Only a bookstore selling Harry Potter books exclusively will experience certain demand, so imagine how much more pronounced uncertainty is on campus. If a faculty plans on a class of 180 students and only 50 show up, the university bookstore will have a lot of returns. What happens if half those students bought online or pinched a copy from a friend who took the class last semester. Throw another dozen back on the truck. If a class of 150 fills completely, challenging the bookstore to get exactly right the mix of new and used books it has ordered, how might a faculty deciding at the last minute to add 30 new seats affect further that fine balance? What happens when a student, living from paycheque to paycheque waiting tables, ambles into the bookstore in the last weeks of the semester to finally buy the last book taught in a course, only to find that book returned?
As you probably know, the approach to stock diversification in university bookstores makes Heather Reisman look like an amateur. Indeed, there is more justification for this activity on campus than there is in your average Indigo outlet: school spirit is essential to any university. As I recall, the "bookstore" at the University of Texas no longer sells books, just branded merchandise. Insofar as sweatshirts and binders and clocks with school logos can subsidize book retail, I am a strong advocate. But diversification has its limits; I believe the battle has been lost on back catalogue. If I survey the last 50 books I bought, our bookstore carried but one or two. And really, who could blame them? Do I expect our campus bookstore to get involved in the "Where's the most recent Harold Bloom/Harold Bloom is old-fashioned" debate?

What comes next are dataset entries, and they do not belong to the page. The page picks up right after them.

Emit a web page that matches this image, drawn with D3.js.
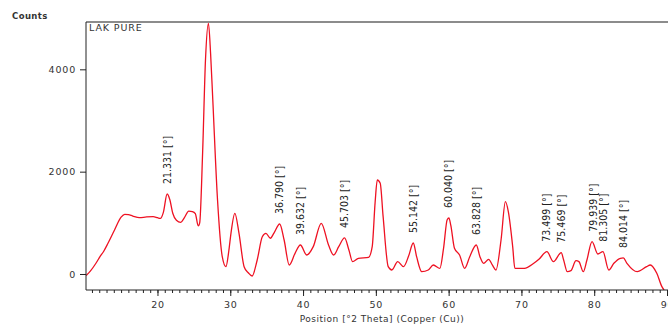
<!DOCTYPE html>
<html>
<head>
<meta charset="utf-8">
<script src="https://cdn.jsdelivr.net/npm/d3@7"></script>
<style>
  html, body { margin: 0; padding: 0; background: #fff; }
  svg { display: block; }
  .tick-label { font-family: "DejaVu Sans", sans-serif; font-size: 9.5px; fill: #333; letter-spacing: 0.8px; }
  .peak-label { font-family: "Liberation Sans Narrow", "DejaVu Sans Condensed", "Liberation Sans", sans-serif; font-size: 10.5px; fill: #222; }
</style>
</head>
<body>
<svg id="chart" width="668" height="327"></svg>
<script>
// Diffraction scan: 2θ positions (degrees) and intensities (counts)
const twoTheta = [
  10.2, 10.8, 11.5, 12.1, 12.6, 13.2, 14.1, 15.0, 15.5, 16.0, 16.6, 17.5, 18.5, 19.4, 20.0, 20.4,
  20.8, 21.33, 21.7, 22.1, 22.6, 23.2, 23.7, 24.3, 24.8, 25.2, 25.6, 25.8, 26.2, 26.6, 27.0, 27.3,
  27.6, 28.25, 28.9, 29.4, 29.8, 30.1, 30.63, 31.2, 31.9, 32.5, 33.0, 33.7, 34.4, 34.9, 35.5, 36.0,
  36.79, 37.4, 38.1, 38.9, 39.63, 40.5, 41.4, 42.5, 43.5, 44.2, 44.9, 45.7, 46.3, 46.8, 47.6, 49.0,
  49.5, 49.9, 50.2, 50.6, 51.0, 51.7, 52.2, 53.0, 53.8, 54.5, 55.14, 55.6, 56.3, 57.2, 57.9, 58.8,
  59.3, 59.8, 60.04, 60.3, 60.8, 61.5, 62.2, 62.9, 63.8, 64.3, 64.8, 65.5, 66.0, 66.5, 67.2, 67.8,
  68.2, 68.8, 69.1, 70.4, 71.7, 72.4, 73.5, 74.4, 75.47, 75.8, 76.3, 76.8, 77.5, 77.9, 78.5, 79.0,
  79.7, 80.5, 81.2, 82.0, 82.7, 83.6, 84.0, 84.5, 85.9, 87.2, 87.7, 88.6, 89.3, 89.6
];
const counts = [
  -30, 60, 200, 338, 440, 600, 860, 1110, 1167, 1160, 1133, 1100, 1115, 1120, 1100, 1085,
  1200, 1563, 1450, 1186, 1050, 1010, 1100, 1230, 1220, 1180, 940, 1000, 2365, 4200, 4900, 4300,
  3400, 1446, 338, 143, 450, 800, 1186, 795, 143, 20, -39, 274, 729, 795, 698, 800,
  977, 664, 176, 404, 567, 371, 534, 990, 567, 371, 534, 704, 469, 241, 306, 326,
  534, 1400, 1837, 1772, 1120, 143, 78, 241, 143, 350, 606, 338, 45, 78, 176, 111,
  500, 1060, 1094, 950, 502, 371, 111, 338, 567, 338, 209, 287, 176, 78, 664, 1413,
  1218, 534, 111, 111, 209, 287, 436, 241, 417, 274, 45, 65, 260, 241, 45, 274,
  631, 391, 436, 78, 209, 306, 313, 209, 45, 143, 176, 13, -248, -313
];

// Identified peak positions and their labels
const peakPos = [21.331, 36.790, 39.632, 45.703, 55.142, 60.040, 63.828, 73.499, 75.469, 79.939, 81.305, 84.014];
const peakCounts = [1563, 977, 567, 704, 606, 1094, 567, 436, 417, 631, 436, 313];
const peakText = ["21.331 [°]", "36.790 [°]", "39.632 [°]", "45.703 [°]", "55.142 [°]", "60.040 [°]",
                  "63.828 [°]", "73.499 [°]", "75.469 [°]", "79.939 [°]", "81.305 [°]", "84.014 [°]"];

const yTicks = [0, 2000, 4000];
const xTicks = [20, 30, 40, 50, 60, 70, 80, 90];
const sampleName = "LAK PURE";
const yTitle = "Counts";
const xTitle = "Position [°2 Theta] (Copper (Cu))";

const svg = d3.select("#chart");
const plotLeft = 86, plotRight = 667, plotTop = 22, plotBottom = 290;

const x = d3.scaleLinear().domain([10.18, 90]).range([plotLeft, plotRight]);
const y = d3.scaleLinear().domain([-313, 4925]).range([plotBottom, plotTop]);

// Frame: top border
svg.append("line")
  .attr("x1", plotLeft).attr("x2", 668).attr("y1", plotTop).attr("y2", plotTop)
  .attr("stroke", "#666").attr("stroke-width", 1.5);

// Scan trace
svg.append("clipPath").attr("id", "plot-clip")
  .append("rect").attr("x", plotLeft).attr("y", plotTop - 1)
  .attr("width", 668 - plotLeft).attr("height", plotBottom - plotTop + 1);

const pts = twoTheta.map((t, i) => [t, counts[i]]);
const line = d3.line()
  .x(d => x(d[0])).y(d => y(d[1]))
  .curve(d3.curveMonotoneX);

svg.append("path")
  .datum(pts)
  .attr("clip-path", "url(#plot-clip)")
  .attr("d", line)
  .attr("fill", "none")
  .attr("stroke", "#ee1122")
  .attr("stroke-width", 1.3)
  .attr("stroke-linejoin", "round");

// Y axis
const yAxis = d3.axisLeft(y).tickValues(yTicks).tickSize(6).tickPadding(4).tickFormat(d3.format("d"));
const gy = svg.append("g").attr("transform", `translate(${plotLeft},0)`).call(yAxis);
gy.select(".domain").attr("d", `M0,${plotTop}V${plotBottom}`).attr("stroke", "#222");
gy.selectAll(".tick line").attr("stroke", "#222");
gy.selectAll(".tick text").attr("class", "tick-label");

// X axis: minor ticks every degree, labelled majors every ten
const minor = d3.range(11, 91, 1);
const gxMinor = svg.append("g").attr("transform", `translate(0,${plotBottom})`)
  .call(d3.axisBottom(x).tickValues(minor).tickSize(3).tickFormat(""));
gxMinor.select(".domain").remove();
gxMinor.selectAll(".tick line").attr("stroke", "#222");

const gx = svg.append("g").attr("transform", `translate(0,${plotBottom})`)
  .call(d3.axisBottom(x).tickValues(xTicks).tickSize(6).tickPadding(5).tickFormat(d3.format("d")));
gx.select(".domain").attr("d", `M${plotLeft},0H668`).attr("stroke", "#222");
gx.selectAll(".tick line").attr("stroke", "#222");
gx.selectAll(".tick text").attr("class", "tick-label");

// Titles
svg.append("text").attr("x", 12).attr("y", 19).text(yTitle)
  .attr("font-family", "DejaVu Sans, sans-serif").attr("font-size", 8.5).attr("font-weight", "bold")
  .attr("letter-spacing", 0.4).attr("fill", "#333");

svg.append("text").attr("x", 89).attr("y", 31).text(sampleName)
  .attr("font-family", "DejaVu Sans, sans-serif").attr("font-size", 9.5)
  .attr("letter-spacing", 0.9).attr("fill", "#333");

svg.append("text").attr("x", 382).attr("y", 322).attr("text-anchor", "middle").text(xTitle)
  .attr("font-family", "DejaVu Sans, sans-serif").attr("font-size", 9)
  .attr("letter-spacing", 0.5).attr("fill", "#333");

// Peak labels, rotated, just above each peak
svg.append("g").selectAll("text")
  .data(peakPos)
  .join("text")
  .attr("class", "peak-label")
  .attr("transform", (d, i) => `translate(${x(d) + 3.5},${y(peakCounts[i]) - 10}) rotate(-90)`)
  .text((d, i) => peakText[i]);
</script>
</body>
</html>
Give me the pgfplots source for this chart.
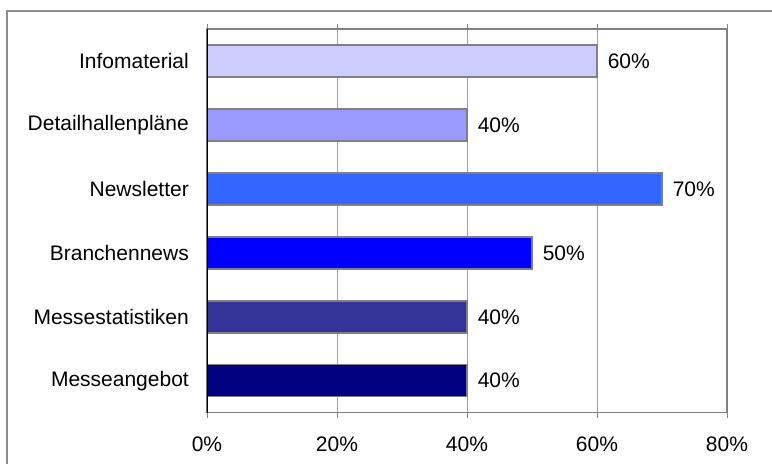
\documentclass[border=0pt]{standalone}
\usepackage{fontspec}
\setmainfont{Liberation Sans}
\usepackage{pgfplots}
\pgfplotsset{compat=1.18}
\definecolor{c1}{HTML}{CCCCFF}
\definecolor{c2}{HTML}{9999FF}
\definecolor{c3}{HTML}{3366FF}
\definecolor{c4}{HTML}{0000FF}
\definecolor{c5}{HTML}{333399}
\definecolor{c6}{HTML}{000080}
\definecolor{framegray}{HTML}{8C8C8C}
\definecolor{bargray}{HTML}{808080}
\definecolor{gridgray}{HTML}{A0A0A0}
\begin{document}
\begin{tikzpicture}[font=\fontsize{21bp}{25bp}\selectfont]
\useasboundingbox (-207bp,-51.3bp) rectangle (565bp,412.7bp);
\draw[framegray, line width=2bp] (-200bp,-120bp) rectangle (620bp,401.7bp);
\begin{axis}[
  /pgf/number format/assume math mode=true,
  at={(0,0)}, anchor=south west,
  scale only axis, width=520bp, height=383.7bp,
  xmin=0, xmax=80, ymin=-0.5, ymax=5.5,
  xtick={0,20,40,60,80},
  xticklabels={0\%,20\%,40\%,60\%,80\%},
  ytick={0,1,2,3,4,5},
  yticklabels={Messeangebot,Messestatistiken,Branchennews,Newsletter,Detailhallenpläne,Infomaterial},
  major tick length=5bp,
  y tick style={draw=none},
  x tick style={draw=bargray, line width=0.8bp},
  tick align=outside,
  xticklabel style={inner sep=0pt, anchor=north, yshift=-19bp},
  yticklabel style={inner sep=0pt, anchor=east, xshift=-13bp},
  extra y ticks={-0.5,0.5,1.5,2.5,3.5,4.5,5.5},
  extra y tick labels={},
  extra y tick style={grid=none, major tick length=7bp, tick align=outside, tick style={draw=black, line width=0.8bp}},
  xmajorgrids,
  grid style={gridgray, line width=0.8bp},
  axis line style={bargray, line width=1.5bp},
  xbar, bar width=0.5, bar shift=0pt,
  point meta=x,
  nodes near coords={\pgfmathprintnumber{\pgfplotspointmeta}\%},
  nodes near coords style={anchor=west, inner sep=0pt, xshift=10bp, black},
  every axis plot/.append style={draw=bargray, line width=1.5bp},
]
\addplot[fill=c6] coordinates {(40,0)};
\addplot[fill=c5] coordinates {(40,1)};
\addplot[fill=c4] coordinates {(50,2)};
\addplot[fill=c3] coordinates {(70,3)};
\addplot[fill=c2] coordinates {(40,4)};
\addplot[fill=c1] coordinates {(60,5)};
\draw[black, line width=1.2bp] (axis cs:0,-0.5) -- (axis cs:0,5.5);
\end{axis}
\end{tikzpicture}
\end{document}
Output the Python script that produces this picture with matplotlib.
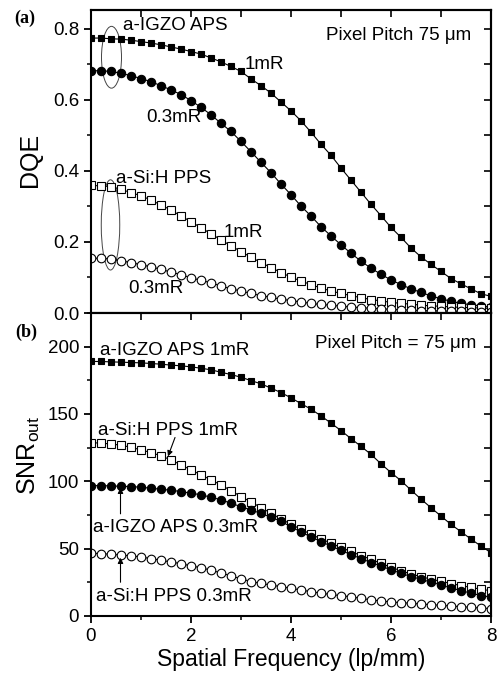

Personally, I like the people who run our campus bookstore, and I do everything I can, within reason, to support them. (My professional allowance is not ample enough to support a thirty or forty percent premium on prices, though, to be clear.) But we are, to some extent, working against each other. I try, as much as is pedagogically responsible, to keep book costs in each of my courses to around $100 a term. I post, in advance, the titles and ISBN numbers of the editions I am using, as well as our bookstore prices (new and used). This kind of transparency may well send my students to "grey" suppliers, but I think it would be unfair to the students to do otherwise. The students know (or at least hope) that the bookstore will have adequate stock of the books I use, at those prices, but I suspect that many of them use that information to shop around.
As a result, I surely contribute to the volatility that makes difficult the work of a university bookstore. I will have to make it up in branded coffee mugs, I guess.